If TRUE only the rows containing spikes are returned. If FALSE the whole of data is returned but with labels set to "" in rows not containing spikes. If NULL, the default, TRUE, is used unless the argument passed to geom is "text_repel", "label_repel" or "marquee_repel".

na.rm

a logical value indicating whether NA values should be stripped before the computation proceeds.

show.legend

logical. Should this layer be included in the legends? NA, the default, includes if any aesthetics are mapped. FALSE never includes, and TRUE always includes.

inherit.aes

If FALSE, overrides the default aesthetics, rather than combining with them. This is most useful for helper functions that define both data and aesthetics and shouldn't inherit behaviour from the default plot specification, e.g. borders.

Value

A data frame with one row for each spike found in the data extracted from the input data or all rows in data. Added columns contain the labels.

Details

Spikes are detected based on a modified \(Z\) score calculated from the differenced spectrum. The \(Z\) threshold used should be adjusted to the characteristics of the input and desired sensitivity. The lower the threshold the more stringent the test becomes, with shorter spikes being detected.

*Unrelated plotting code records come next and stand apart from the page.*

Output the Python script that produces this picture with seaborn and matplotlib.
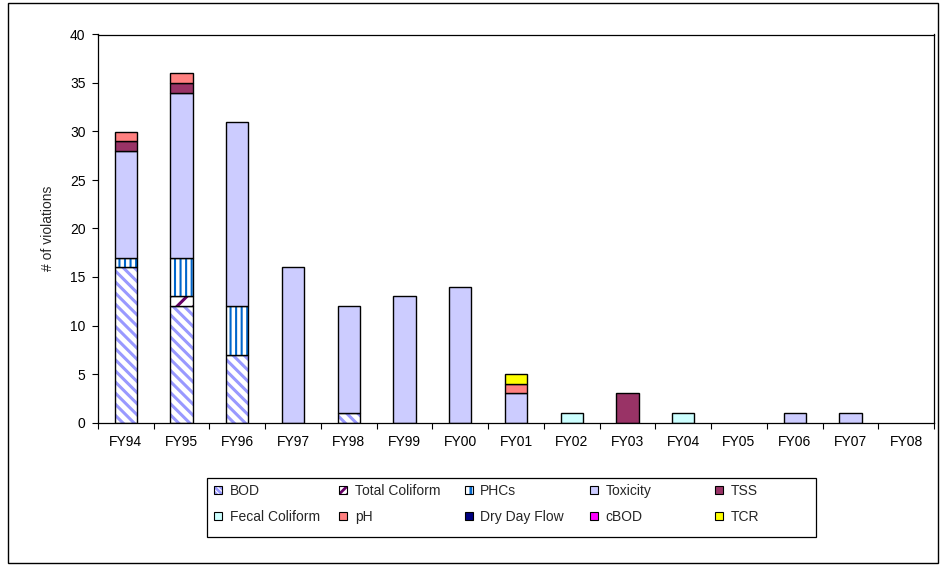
import numpy as np
import pandas as pd
import seaborn as sns
import matplotlib.pyplot as plt
from matplotlib.patches import Patch, Rectangle

years = ["FY94", "FY95", "FY96", "FY97", "FY98", "FY99", "FY00", "FY01",
         "FY02", "FY03", "FY04", "FY05", "FY06", "FY07", "FY08"]

bod = [16, 12, 7, 0, 1, 0, 0, 0, 0, 0, 0, 0, 0, 0, 0]
total_coliform = [0, 1, 0, 0, 0, 0, 0, 0, 0, 0, 0, 0, 0, 0, 0]
phcs = [1, 4, 5, 0, 0, 0, 0, 0, 0, 0, 0, 0, 0, 0, 0]
toxicity = [11, 17, 19, 16, 11, 13, 14, 3, 0, 0, 0, 0, 1, 1, 0]
tss = [1, 1, 0, 0, 0, 0, 0, 0, 0, 3, 0, 0, 0, 0, 0]
fecal_coliform = [0, 0, 0, 0, 0, 0, 0, 0, 1, 0, 1, 0, 0, 0, 0]
ph = [1, 1, 0, 0, 0, 0, 0, 1, 0, 0, 0, 0, 0, 0, 0]
dry_day_flow = [0, 0, 0, 0, 0, 0, 0, 0, 0, 0, 0, 0, 0, 0, 0]
cbod = [0, 0, 0, 0, 0, 0, 0, 0, 0, 0, 0, 0, 0, 0, 0]
tcr = [0, 0, 0, 0, 0, 0, 0, 1, 0, 0, 0, 0, 0, 0, 0]

# label, values, face colour, stripe colour, hatch, hatch line width, legend hatch
series = [
    ("BOD", bod, "white", "#9999FF", "\\\\\\", 2.2, "\\\\\\\\\\\\"),
    ("Total Coliform", total_coliform, "white", "#660066", "//", 2.2, "////"),
    ("PHCs", phcs, "white", "#0066CC", "|||", 1.5, "||"),
    ("Toxicity", toxicity, "#CCCCFF", None, None, 1.0, None),
    ("TSS", tss, "#993366", None, None, 1.0, None),
    ("Fecal Coliform", fecal_coliform, "#CCFFFF", None, None, 1.0, None),
    ("pH", ph, "#FF8080", None, None, 1.0, None),
    ("Dry Day Flow", dry_day_flow, "#000080", None, None, 1.0, None),
    ("cBOD", cbod, "#FF00FF", None, None, 1.0, None),
    ("TCR", tcr, "#FFFF00", None, None, 1.0, None),
]

sns.set_style("ticks")
plt.rcParams['font.family'] = ['Liberation Sans', 'DejaVu Sans']
plt.rcParams['hatch.linewidth'] = 2.0

fig = plt.figure(figsize=(9.41, 5.65), dpi=100)
ax = fig.add_axes([98 / 941, 1 - 422.5 / 565, 836 / 941, 388 / 565])

bottom = np.zeros(len(years))
handles = {}
for label, vals, face, stripe, hatch, hlw, leg_hatch in series:
    vals = np.array(vals, dtype=float)
    keep = vals > 0
    if keep.any():
        df = pd.DataFrame({"year": np.array(years)[keep], "n": vals[keep]})
        if hatch:
            n_before = len(ax.patches)
            sns.barplot(data=df, x="year", y="n", order=years, width=0.4,
                        color="white", saturation=1, edgecolor=stripe,
                        linewidth=0, hatch=hatch, bottom=bottom[keep],
                        errorbar=None, ax=ax)
            for p in ax.patches[n_before:]:
                if hasattr(p, "set_hatch_linewidth"):
                    p.set_hatch_linewidth(hlw)
            sns.barplot(data=df, x="year", y="n", order=years, width=0.4,
                        color="black", fill=False, linewidth=1,
                        bottom=bottom[keep], errorbar=None, ax=ax)
        else:
            sns.barplot(data=df, x="year", y="n", order=years, width=0.4,
                        color=face, saturation=1, edgecolor="black",
                        linewidth=1, bottom=bottom[keep], errorbar=None, ax=ax)
    bottom += vals
    if hatch:
        hp = Patch(facecolor="white", edgecolor=stripe, hatch=leg_hatch, lw=0)
        if hasattr(hp, "set_hatch_linewidth"):
            hp.set_hatch_linewidth(1.5)
        handles[label] = (hp, Patch(facecolor="none", edgecolor="black", lw=0.8))
    else:
        handles[label] = Patch(facecolor=face, edgecolor="black", lw=0.8)

ax.set_xlim(-0.5, 14.5)
ax.set_ylim(0, 40)
ax.set_yticks(np.arange(0, 41, 5))
ax.set_xticks(np.arange(-0.5, 15, 1), minor=True)
ax.tick_params(axis="x", which="major", length=0, pad=9, labelsize=10, colors="black")
ax.tick_params(axis="x", which="minor", length=4, width=0.8, direction="out", color="black")
ax.tick_params(axis="y", length=4, width=0.8, pad=5, labelsize=10, colors="black")
for sp in ax.spines.values():
    sp.set_visible(True)
    sp.set_color("black")
    sp.set_linewidth(0.9)
ax.set_xlabel("")
ax.set_ylabel("# of violations", fontsize=10)
ax.yaxis.set_label_coords(-0.0514, 0.5)

# legend laid out like the original: 5 evenly spaced columns, 2 rows
cols = [["BOD", "Fecal Coliform"], ["Total Coliform", "pH"], ["PHCs", "Dry Day Flow"],
        ["Toxicity", "cBOD"], ["TSS", "TCR"]]
for i, col in enumerate(cols):
    leg = fig.legend([handles[c] for c in col], col, loc="upper left",
                     bbox_to_anchor=((214 + i * 125.25) / 941, 1 - 484 / 565),
                     frameon=False, fontsize=10, handlelength=0.58, handleheight=0.58,
                     handletextpad=0.55, labelspacing=0.86, borderpad=0, borderaxespad=0)
fig.add_artist(Rectangle((207 / 941, 1 - 537 / 565), 609 / 941, 59 / 565,
                         transform=fig.transFigure, fill=False, edgecolor="black", lw=0.9))

# outer border of the chart
fig.add_artist(Rectangle((8 / 941, 2 / 565), 930 / 941, 560 / 565,
                         transform=fig.transFigure, fill=False, edgecolor="black", lw=1))

plt.savefig("out.png", dpi=100)
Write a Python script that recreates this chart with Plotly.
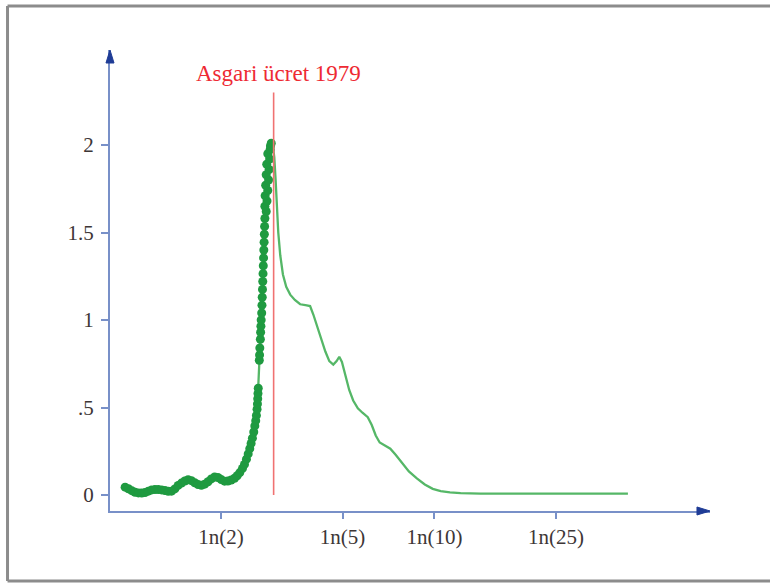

The algorithm uses running differences to detect abrupt changes in value, compared to an estimate of the baseline variation of the differences, approximating a baseline \(Z\) from MAD and a baseline value from the median differences. Currently, a single estimate of MAD is used but running medians, when posisble, as baseline. This comparison detects running differences that are unusually large, in most cases signalling a transition between values near the baseline and far from it, in both directions.

Transitions into- and out of spikes are distinguished based on the median of the non-differenced values, as a descriptor of the data baseline. As for the median of the differences, a running median is used when possible.

This function thus detects the start and end of each spike, and distinguishes upward and downward spikes.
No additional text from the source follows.